-- Written instruction --
Only the lines from the top of the listing below to the line that has "const noteHigh = ['C=0', 'N', 'd', '=327080'];" should be echoed, with both ends kept and pictures left out.

-- Collected data --

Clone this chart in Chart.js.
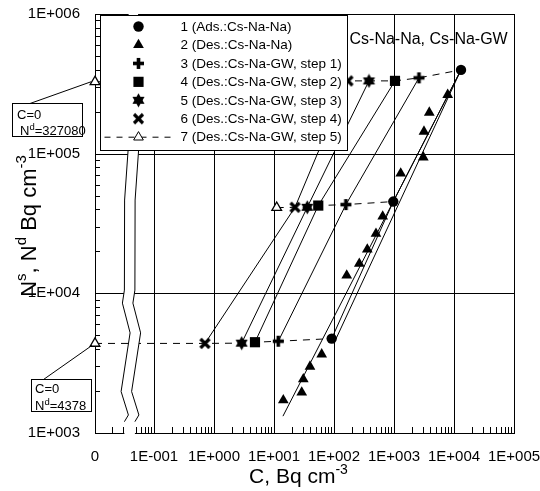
<!DOCTYPE html>
<html><head><meta charset="utf-8">
<script src="https://cdn.jsdelivr.net/npm/chart.js@4.4.0/dist/chart.umd.min.js"></script>
<style>html,body{margin:0;padding:0;background:#fff;overflow:hidden}#wrap{width:540px;height:491px;position:relative}</style>
</head><body><div id="wrap"><canvas id="c" width="540" height="491"></canvas></div>
<script>
// ---- categories ----
const seriesNames = ['1 (Ads.:Cs-Na-Na)','2 (Des.:Cs-Na-Na)','3 (Des.:Cs-Na-GW, step 1)','4 (Des.:Cs-Na-GW, step 2)','5 (Des.:Cs-Na-GW, step 3)','6 (Des.:Cs-Na-GW, step 4)','7 (Des.:Cs-Na-GW, step 5)'];
const chartLabel = 'Cs-Na-Na, Cs-Na-GW';
// ---- series values: C (Bq cm-3) and N (Bq cm-3); C = 0 sits on the "0" of the broken axis ----
const s1C = [91.5, 973, 13090];
const s1N = [4740, 45400, 398000];
const s2C = [14.3, 29, 30.8, 39.8, 62.4, 163, 264, 359, 501, 648, 1294, 3080, 3160, 3875, 7850];
const s2N = [1720, 1955, 2430, 2990, 3660, 13440, 16300, 20600, 26700, 35500, 72300, 94200, 144000, 197000, 264000];
const s3C = [11.8, 158, 2610];
const s3N = [4540, 43200, 349000];
const s4C = [4.82, 54.7, 1039];
const s4N = [4467, 42500, 332000];
const s5C = [2.89, 35.9, 383];
const s5N = [4400, 41300, 332000];
const s6C = [0.708, 22.4, 171];
const s6N = [4380, 41300, 332000];
const s7C = [0, 11.1, 0];
const s7N = [4378, 41100, 327080];
// regression lines drawn for series 2 (end points)
const fit2aC = [14.1, 13090];
const fit2aN = [1320, 398000];
const fit2bC = [100, 13090];
const fit2bN = [4400, 398000];
// ---- tick labels ----
const xTickValues = [0, 0.1, 1, 10, 100, 1000, 10000, 100000];
const xTickLabels = ['0', '1E-001', '1E+000', '1E+001', '1E+002', '1E+003', '1E+004', '1E+005'];
const yTickValues = [1000, 10000, 100000, 1000000];
const yTickLabels = ['1E+003', '1E+004', '1E+005', '1E+006'];
const noteLow = ['C=0', 'N', 'd', '=4378'];
const noteHigh = ['C=0', 'N', 'd', '=327080'];

const FF = "'Liberation Sans', Arial, sans-serif";
const X0 = 0.0104; // value where the "0" of the broken axis sits
const toX = c => (c === 0 ? X0 : c);
const pts = (C, N) => C.map((c, i) => ({x: toX(c), y: N[i]}));

function mk(size, draw) {
  const cv = document.createElement('canvas');
  cv.width = size; cv.height = size;
  const g = cv.getContext('2d');
  g.fillStyle = '#000'; g.strokeStyle = '#000';
  draw(g, size / 2);
  return cv;
}
const plusImg = mk(13, (g, c) => { g.fillRect(c - 1.8, 1, 3.6, 11); g.fillRect(1, c - 1.8, 11, 3.6); });
const xImg = mk(13, (g, c) => { g.lineWidth = 3.2; g.beginPath(); g.moveTo(2, 2); g.lineTo(11, 11); g.moveTo(11, 2); g.lineTo(2, 11); g.stroke(); });
const starImg = mk(15, (g, c) => {
  const R = 7;
  [-90, 90].forEach(a0 => {
    g.beginPath();
    for (let k = 0; k < 3; k++) {
      const a = (a0 + k * 120) * Math.PI / 180;
      const px = c + R * Math.cos(a), py = c + R * Math.sin(a);
      k ? g.lineTo(px, py) : g.moveTo(px, py);
    }
    g.closePath(); g.fill();
  });
});

const markerStyles = [
  {pointStyle: 'circle', radius: 5.2},
  {pointStyle: 'triangle', radius: 6.2},
  {pointStyle: plusImg, radius: 6},
  {pointStyle: 'rect', radius: 7.2},
  {pointStyle: starImg, radius: 6},
  {pointStyle: xImg, radius: 6},
  {pointStyle: 'triangle', radius: 5.6, open: true}
];
const seriesC = [s1C, s2C, s3C, s4C, s5C, s6C, s7C];
const seriesN = [s1N, s2N, s3N, s4N, s5N, s6N, s7N];
const withLine = [true, false, true, true, true, true, false];

const datasets = seriesC.map((C, i) => {
  const m = markerStyles[i];
  return {
    label: seriesNames[i],
    data: pts(C, seriesN[i]),
    showLine: withLine[i],
    borderColor: '#000', borderWidth: 1,
    pointStyle: m.pointStyle, pointRadius: m.radius, pointHoverRadius: m.radius,
    pointBackgroundColor: m.open ? '#fff' : '#000',
    pointBorderColor: '#000', pointBorderWidth: m.open ? 1.3 : 0,
    clip: false
  };
});
// dashed lines joining the successive steps of the same run
function row(r) {
  const list = [[s7C, s7N], [s6C, s6N], [s5C, s5N], [s4C, s4N], [s3C, s3N], [s1C, s1N]];
  return {C: list.map(a => a[0][r]), N: list.map(a => a[1][r])};
}
const lineDs = (C, N, dash) => ({label: '', data: pts(C, N), showLine: true, borderColor: '#000', borderWidth: 1, borderDash: dash || [], pointRadius: 0, pointHoverRadius: 0, clip: false});
[0, 1, 2].forEach(r => { const q = row(r); datasets.push(lineDs(q.C, q.N, [7, 6])); });
datasets.push(lineDs(fit2aC, fit2aN));
datasets.push(lineDs(fit2bC, fit2bN));

function richText(ctx, parts, x, y, align) {
  let w = 0;
  parts.forEach(p => { ctx.font = p[1] + 'px ' + FF; w += ctx.measureText(p[0]).width; });
  let cx = align === 'center' ? x - w / 2 : x;
  ctx.textAlign = 'left'; ctx.textBaseline = 'alphabetic';
  parts.forEach(p => { ctx.font = p[1] + 'px ' + FF; ctx.fillText(p[0], cx, y + (p[2] || 0)); cx += ctx.measureText(p[0]).width; });
}

const deco = {
  id: 'deco',
  beforeDatasetsDraw(chart) {
    const {ctx, chartArea: a, scales: {x, y}} = chart;
    ctx.save(); ctx.strokeStyle = '#000'; ctx.lineWidth = 1;
    ctx.beginPath();
    xTickValues.slice(1).forEach(v => { const p = Math.round(x.getPixelForValue(v)) + 0.5; ctx.moveTo(p, a.top); ctx.lineTo(p, a.bottom); });
    yTickValues.forEach(v => { const p = Math.round(y.getPixelForValue(v)) + 0.5; ctx.moveTo(a.left, p); ctx.lineTo(a.right, p); });
    for (let k = -2; k < 5; k++) for (let m = 2; m < 10; m++) {
      const v = m * Math.pow(10, k); if (v <= X0) continue;
      const p = Math.round(x.getPixelForValue(v)) + 0.5; ctx.moveTo(p, a.bottom); ctx.lineTo(p, a.bottom - 6);
    }
    for (let k = 3; k < 6; k++) for (let m = 2; m < 10; m++) {
      const p = Math.round(y.getPixelForValue(m * Math.pow(10, k))) + 0.5; ctx.moveTo(a.left, p); ctx.lineTo(a.left + 5, p);
    }
    ctx.stroke();
    ctx.strokeRect(Math.round(a.left) + 0.5, Math.round(a.top) + 0.5, Math.round(a.right - a.left), Math.round(a.bottom - a.top));
    ctx.restore();
  },
  afterDatasetsDraw(chart) {
    const {ctx, chartArea: a, scales: {x, y}} = chart;
    const H = a.bottom - a.top;
    ctx.save();
    // axis break
    const xc = x.getPixelForValue(0.04);
    const zig = [[-2, 0], [-2, 0.325], [-5.5, 0.444], [-5.7, 0.659], [-7.7, 0.69], [0, 0.761], [-9, 0.901], [-1.7, 0.957], [-5.7, 0.973]];
    const gap = 10.5;
    ctx.fillStyle = '#fff';
    ctx.beginPath();
    zig.forEach((p, i) => { const px = xc + p[0], py = a.top + p[1] * H; i ? ctx.lineTo(px, py) : ctx.moveTo(px, py); });
    ctx.lineTo(xc - 5.7, a.bottom + 2); ctx.lineTo(xc - 5.7 + gap, a.bottom + 2);
    for (let i = zig.length - 1; i >= 0; i--) ctx.lineTo(xc + zig[i][0] + gap, a.top + zig[i][1] * H);
    ctx.closePath(); ctx.fill();
    ctx.strokeStyle = '#000'; ctx.lineWidth = 1;
    [0, gap].forEach(off => {
      ctx.beginPath();
      zig.forEach((p, i) => { const px = xc + p[0] + off, py = a.top + p[1] * H; i ? ctx.lineTo(px, py) : ctx.moveTo(px, py); });
      ctx.stroke();
    });
    // legend
    const lx = a.left + 5.5, ly = a.top + 1.5, lw = 247, lh = 135;
    ctx.fillStyle = '#fff'; ctx.fillRect(lx, ly, lw, lh);
    ctx.strokeRect(lx, ly, lw, lh);
    const mxp = lx + 38, txp = lx + 80;
    seriesNames.forEach((name, i) => {
      const ry = ly + 11 + i * 18.45;
      const m = markerStyles[i];
      if (i === 6) {
        ctx.save(); ctx.setLineDash([6, 6]); ctx.beginPath(); ctx.moveTo(lx + 4, ry); ctx.lineTo(lx + 76, ry); ctx.stroke(); ctx.restore();
      }
      ctx.fillStyle = m.open ? '#fff' : '#000'; ctx.strokeStyle = '#000';
      Chart.helpers.drawPoint(ctx, {pointStyle: m.pointStyle, rotation: 0, radius: m.radius, borderWidth: m.open ? 1.3 : 0}, mxp, ry);
      ctx.fillStyle = '#000';
      ctx.font = '13.5px ' + FF; ctx.textAlign = 'left'; ctx.textBaseline = 'middle';
      ctx.fillText(name, txp, ry + 0.5);
    });
    // chart label
    ctx.font = '16px ' + FF; ctx.textBaseline = 'middle'; ctx.fillText(chartLabel, lx + 249, a.top + 25.5);
    // notes with leader lines
    ctx.strokeStyle = '#000'; ctx.lineWidth = 1;
    const tHi = {x: x.getPixelForValue(X0), y: y.getPixelForValue(s7N[2])};
    const tLo = {x: x.getPixelForValue(X0), y: y.getPixelForValue(s7N[0])};
    ctx.beginPath(); ctx.moveTo(30, 103.5); ctx.lineTo(tHi.x - 4, tHi.y); ctx.stroke();
    ctx.beginPath(); ctx.moveTo(43.5, 379.5); ctx.lineTo(tLo.x - 3, tLo.y + 2); ctx.stroke();
    ctx.fillStyle = '#fff'; ctx.fillRect(12.5, 103.5, 70, 33); ctx.fillRect(31.5, 379.5, 60, 32);
    ctx.strokeRect(12.5, 103.5, 70, 33); ctx.strokeRect(31.5, 379.5, 60, 32);
    ctx.fillStyle = '#000';
    richText(ctx, [[noteHigh[0], 13]], 17, 118.5);
    richText(ctx, [[noteHigh[1], 13], [noteHigh[2], 9.5, -5], [noteHigh[3], 13]], 20, 135);
    richText(ctx, [[noteLow[0], 13]], 35, 393);
    richText(ctx, [[noteLow[1], 13], [noteLow[2], 9.5, -5], [noteLow[3], 13]], 35, 409.5);
    // axis titles
    richText(ctx, [['C, Bq cm', 21], ['-3', 14, -9]], 298.5, 483, 'center');
    ctx.save(); ctx.translate(36, 226); ctx.rotate(-Math.PI / 2);
    richText(ctx, [['N', 22], ['s', 15, -10], [', N', 22], ['d', 15, -10], [' Bq cm', 22], ['-3', 15, -10]], 0, 0, 'center');
    ctx.restore();
    ctx.restore();
  }
};

Chart.defaults.font.family = FF;
Chart.defaults.font.size = 15;
Chart.defaults.color = '#000';

const noPad = s => { s.paddingLeft = 0; s.paddingRight = 0; s.paddingTop = 0; s.paddingBottom = 0; };

new Chart(document.getElementById('c'), {
  type: 'scatter',
  data: {datasets},
  options: {
    responsive: false, animation: false, devicePixelRatio: 1,
    layout: {padding: {top: 14, right: 26, left: 0, bottom: 0}},
    plugins: {legend: {display: false}, tooltip: {enabled: false}},
    scales: {
      x: {
        type: 'logarithmic', min: X0, max: 100000,
        grid: {display: false}, border: {display: false},
        afterBuildTicks: s => { s.ticks = xTickValues.map(v => ({value: toX(v)})); },
        afterFit: s => { s.height = 58; noPad(s); },
        ticks: {autoSkip: false, maxRotation: 0, padding: 7, callback: (v, i) => xTickLabels[i]}
      },
      y: {
        type: 'logarithmic', min: 1000, max: 1000000,
        grid: {display: false}, border: {display: false},
        afterBuildTicks: s => { s.ticks = yTickValues.map(v => ({value: v})); },
        afterFit: s => { s.width = 95; noPad(s); },
        ticks: {autoSkip: false, padding: 7, callback: (v, i) => yTickLabels[i]}
      }
    }
  },
  plugins: [deco]
});
</script></body></html>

-- Result of this exercise --
Clone this chart in Chart.js.
<!DOCTYPE html>
<html><head><meta charset="utf-8">
<script src="https://cdn.jsdelivr.net/npm/chart.js@4.4.0/dist/chart.umd.min.js"></script>
<style>html,body{margin:0;padding:0;background:#fff;overflow:hidden}#wrap{width:540px;height:491px;position:relative}</style>
</head><body><div id="wrap"><canvas id="c" width="540" height="491"></canvas></div>
<script>
// ---- categories ----
const seriesNames = ['1 (Ads.:Cs-Na-Na)','2 (Des.:Cs-Na-Na)','3 (Des.:Cs-Na-GW, step 1)','4 (Des.:Cs-Na-GW, step 2)','5 (Des.:Cs-Na-GW, step 3)','6 (Des.:Cs-Na-GW, step 4)','7 (Des.:Cs-Na-GW, step 5)'];
const chartLabel = 'Cs-Na-Na, Cs-Na-GW';
// ---- series values: C (Bq cm-3) and N (Bq cm-3); C = 0 sits on the "0" of the broken axis ----
const s1C = [91.5, 973, 13090];
const s1N = [4740, 45400, 398000];
const s2C = [14.3, 29, 30.8, 39.8, 62.4, 163, 264, 359, 501, 648, 1294, 3080, 3160, 3875, 7850];
const s2N = [1720, 1955, 2430, 2990, 3660, 13440, 16300, 20600, 26700, 35500, 72300, 94200, 144000, 197000, 264000];
const s3C = [11.8, 158, 2610];
const s3N = [4540, 43200, 349000];
const s4C = [4.82, 54.7, 1039];
const s4N = [4467, 42500, 332000];
const s5C = [2.89, 35.9, 383];
const s5N = [4400, 41300, 332000];
const s6C = [0.708, 22.4, 171];
const s6N = [4380, 41300, 332000];
const s7C = [0, 11.1, 0];
const s7N = [4378, 41100, 327080];
// regression lines drawn for series 2 (end points)
const fit2aC = [14.1, 13090];
const fit2aN = [1320, 398000];
const fit2bC = [100, 13090];
const fit2bN = [4400, 398000];
// ---- tick labels ----
const xTickValues = [0, 0.1, 1, 10, 100, 1000, 10000, 100000];
const xTickLabels = ['0', '1E-001', '1E+000', '1E+001', '1E+002', '1E+003', '1E+004', '1E+005'];
const yTickValues = [1000, 10000, 100000, 1000000];
const yTickLabels = ['1E+003', '1E+004', '1E+005', '1E+006'];
const noteLow = ['C=0', 'N', 'd', '=4378'];
const noteHigh = ['C=0', 'N', 'd', '=327080'];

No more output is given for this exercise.